The exercise
Output the material exactly, but drop every image it holds.
+++ Data extract
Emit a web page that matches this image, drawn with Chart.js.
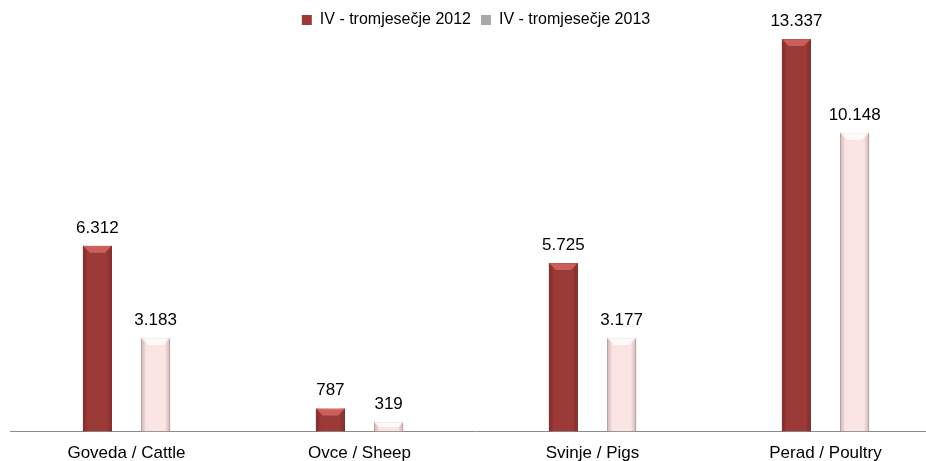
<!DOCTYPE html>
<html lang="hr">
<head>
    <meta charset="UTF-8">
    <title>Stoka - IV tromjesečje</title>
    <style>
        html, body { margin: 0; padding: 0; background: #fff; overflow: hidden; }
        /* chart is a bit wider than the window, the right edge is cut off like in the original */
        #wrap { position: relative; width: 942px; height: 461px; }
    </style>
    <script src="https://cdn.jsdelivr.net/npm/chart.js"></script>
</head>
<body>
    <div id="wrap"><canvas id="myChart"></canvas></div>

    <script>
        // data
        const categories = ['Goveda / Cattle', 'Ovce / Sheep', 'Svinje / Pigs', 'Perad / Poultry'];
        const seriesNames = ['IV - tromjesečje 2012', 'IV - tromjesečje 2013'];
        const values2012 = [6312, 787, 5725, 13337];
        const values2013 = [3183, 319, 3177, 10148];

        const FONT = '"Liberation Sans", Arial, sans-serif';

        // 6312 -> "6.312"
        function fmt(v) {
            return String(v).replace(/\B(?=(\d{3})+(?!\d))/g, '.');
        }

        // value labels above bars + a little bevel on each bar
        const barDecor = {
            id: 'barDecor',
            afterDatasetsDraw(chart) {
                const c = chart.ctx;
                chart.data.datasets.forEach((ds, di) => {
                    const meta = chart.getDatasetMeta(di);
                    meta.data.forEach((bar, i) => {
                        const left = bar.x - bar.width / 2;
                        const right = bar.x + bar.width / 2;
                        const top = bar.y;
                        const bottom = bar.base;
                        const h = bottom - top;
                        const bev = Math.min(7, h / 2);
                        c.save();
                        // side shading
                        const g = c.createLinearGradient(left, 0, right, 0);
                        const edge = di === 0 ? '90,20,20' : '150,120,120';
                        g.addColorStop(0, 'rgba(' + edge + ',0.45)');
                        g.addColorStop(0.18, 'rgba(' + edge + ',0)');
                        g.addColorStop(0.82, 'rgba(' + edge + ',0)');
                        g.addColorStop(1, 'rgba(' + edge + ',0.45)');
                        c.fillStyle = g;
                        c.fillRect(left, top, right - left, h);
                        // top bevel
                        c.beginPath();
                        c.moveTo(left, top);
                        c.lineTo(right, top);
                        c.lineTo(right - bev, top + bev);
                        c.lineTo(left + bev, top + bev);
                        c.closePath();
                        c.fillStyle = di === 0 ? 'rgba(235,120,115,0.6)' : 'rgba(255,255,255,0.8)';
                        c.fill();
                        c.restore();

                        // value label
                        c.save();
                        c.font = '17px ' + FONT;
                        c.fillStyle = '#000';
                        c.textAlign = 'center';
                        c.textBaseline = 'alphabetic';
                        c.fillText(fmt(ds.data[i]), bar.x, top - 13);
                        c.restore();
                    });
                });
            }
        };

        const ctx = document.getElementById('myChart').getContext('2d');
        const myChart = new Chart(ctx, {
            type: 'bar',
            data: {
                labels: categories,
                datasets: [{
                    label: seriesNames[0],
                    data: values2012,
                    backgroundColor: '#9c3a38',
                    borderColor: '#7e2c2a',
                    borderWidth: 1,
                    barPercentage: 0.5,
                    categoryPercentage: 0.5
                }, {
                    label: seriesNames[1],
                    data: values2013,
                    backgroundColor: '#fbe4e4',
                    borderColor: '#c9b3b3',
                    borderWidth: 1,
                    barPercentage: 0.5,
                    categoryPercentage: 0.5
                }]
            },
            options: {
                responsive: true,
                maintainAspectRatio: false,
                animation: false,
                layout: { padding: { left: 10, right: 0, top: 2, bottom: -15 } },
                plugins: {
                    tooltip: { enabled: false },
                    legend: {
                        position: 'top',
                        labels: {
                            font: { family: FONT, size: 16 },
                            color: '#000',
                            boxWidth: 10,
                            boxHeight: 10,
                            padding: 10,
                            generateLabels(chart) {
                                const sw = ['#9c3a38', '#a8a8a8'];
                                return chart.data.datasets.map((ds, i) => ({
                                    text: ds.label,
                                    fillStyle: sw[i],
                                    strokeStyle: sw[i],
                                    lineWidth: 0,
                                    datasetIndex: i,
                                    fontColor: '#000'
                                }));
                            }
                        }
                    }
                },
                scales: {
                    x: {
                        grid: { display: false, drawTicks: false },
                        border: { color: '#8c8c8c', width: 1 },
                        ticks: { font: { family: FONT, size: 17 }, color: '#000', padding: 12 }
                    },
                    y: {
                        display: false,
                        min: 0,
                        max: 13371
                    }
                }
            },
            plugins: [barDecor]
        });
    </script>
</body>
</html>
++++++
Worked solution
Emit a web page that matches this image, drawn with Chart.js.
<!DOCTYPE html>
<html lang="hr">
<head>
    <meta charset="UTF-8">
    <title>Stoka - IV tromjesečje</title>
    <style>
        html, body { margin: 0; padding: 0; background: #fff; overflow: hidden; }
        /* chart is a bit wider than the window, the right edge is cut off like in the original */
        #wrap { position: relative; width: 942px; height: 461px; }
    </style>
    <script src="https://cdn.jsdelivr.net/npm/chart.js"></script>
</head>
<body>
    <div id="wrap"><canvas id="myChart"></canvas></div>

    <script>
        // data
        const categories = ['Goveda / Cattle', 'Ovce / Sheep', 'Svinje / Pigs', 'Perad / Poultry'];
        const seriesNames = ['IV - tromjesečje 2012', 'IV - tromjesečje 2013'];
        const values2012 = [6312, 787, 5725, 13337];
        const values2013 = [3183, 319, 3177, 10148];

        const FONT = '"Liberation Sans", Arial, sans-serif';

        // 6312 -> "6.312"
        function fmt(v) {
            return String(v).replace(/\B(?=(\d{3})+(?!\d))/g, '.');
        }

        // value labels above bars + a little bevel on each bar
        const barDecor = {
            id: 'barDecor',
            afterDatasetsDraw(chart) {
                const c = chart.ctx;
                chart.data.datasets.forEach((ds, di) => {
                    const meta = chart.getDatasetMeta(di);
                    meta.data.forEach((bar, i) => {
                        const left = bar.x - bar.width / 2;
                        const right = bar.x + bar.width / 2;
                        const top = bar.y;
                        const bottom = bar.base;
                        const h = bottom - top;
                        const bev = Math.min(7, h / 2);
                        c.save();
                        // side shading
                        const g = c.createLinearGradient(left, 0, right, 0);
                        const edge = di === 0 ? '90,20,20' : '150,120,120';
                        g.addColorStop(0, 'rgba(' + edge + ',0.45)');
                        g.addColorStop(0.18, 'rgba(' + edge + ',0)');
                        g.addColorStop(0.82, 'rgba(' + edge + ',0)');
                        g.addColorStop(1, 'rgba(' + edge + ',0.45)');
                        c.fillStyle = g;
                        c.fillRect(left, top, right - left, h);
                        // top bevel
                        c.beginPath();
                        c.moveTo(left, top);
                        c.lineTo(right, top);
                        c.lineTo(right - bev, top + bev);
                        c.lineTo(left + bev, top + bev);
                        c.closePath();
                        c.fillStyle = di === 0 ? 'rgba(235,120,115,0.6)' : 'rgba(255,255,255,0.8)';
                        c.fill();
                        c.restore();

                        // value label
                        c.save();
                        c.font = '17px ' + FONT;
                        c.fillStyle = '#000';
                        c.textAlign = 'center';
                        c.textBaseline = 'alphabetic';
                        c.fillText(fmt(ds.data[i]), bar.x, top - 13);
                        c.restore();
                    });
                });
            }
        };

        const ctx = document.getElementById('myChart').getContext('2d');
        const myChart = new Chart(ctx, {
            type: 'bar',
            data: {
                labels: categories,
                datasets: [{
                    label: seriesNames[0],
                    data: values2012,
                    backgroundColor: '#9c3a38',
                    borderColor: '#7e2c2a',
                    borderWidth: 1,
                    barPercentage: 0.5,
                    categoryPercentage: 0.5
                }, {
                    label: seriesNames[1],
                    data: values2013,
                    backgroundColor: '#fbe4e4',
                    borderColor: '#c9b3b3',
                    borderWidth: 1,
                    barPercentage: 0.5,
                    categoryPercentage: 0.5
                }]
            },
            options: {
                responsive: true,
                maintainAspectRatio: false,
                animation: false,
                layout: { padding: { left: 10, right: 0, top: 2, bottom: -15 } },
                plugins: {
                    tooltip: { enabled: false },
                    legend: {
                        position: 'top',
                        labels: {
                            font: { family: FONT, size: 16 },
                            color: '#000',
                            boxWidth: 10,
                            boxHeight: 10,
                            padding: 10,
                            generateLabels(chart) {
                                const sw = ['#9c3a38', '#a8a8a8'];
                                return chart.data.datasets.map((ds, i) => ({
                                    text: ds.label,
                                    fillStyle: sw[i],
                                    strokeStyle: sw[i],
                                    lineWidth: 0,
                                    datasetIndex: i,
                                    fontColor: '#000'
                                }));
                            }
                        }
                    }
                },
                scales: {
                    x: {
                        grid: { display: false, drawTicks: false },
                        border: { color: '#8c8c8c', width: 1 },
                        ticks: { font: { family: FONT, size: 17 }, color: '#000', padding: 12 }
                    },
                    y: {
                        display: false,
                        min: 0,
                        max: 13371
                    }
                }
            },
            plugins: [barDecor]
        });
    </script>
</body>
</html>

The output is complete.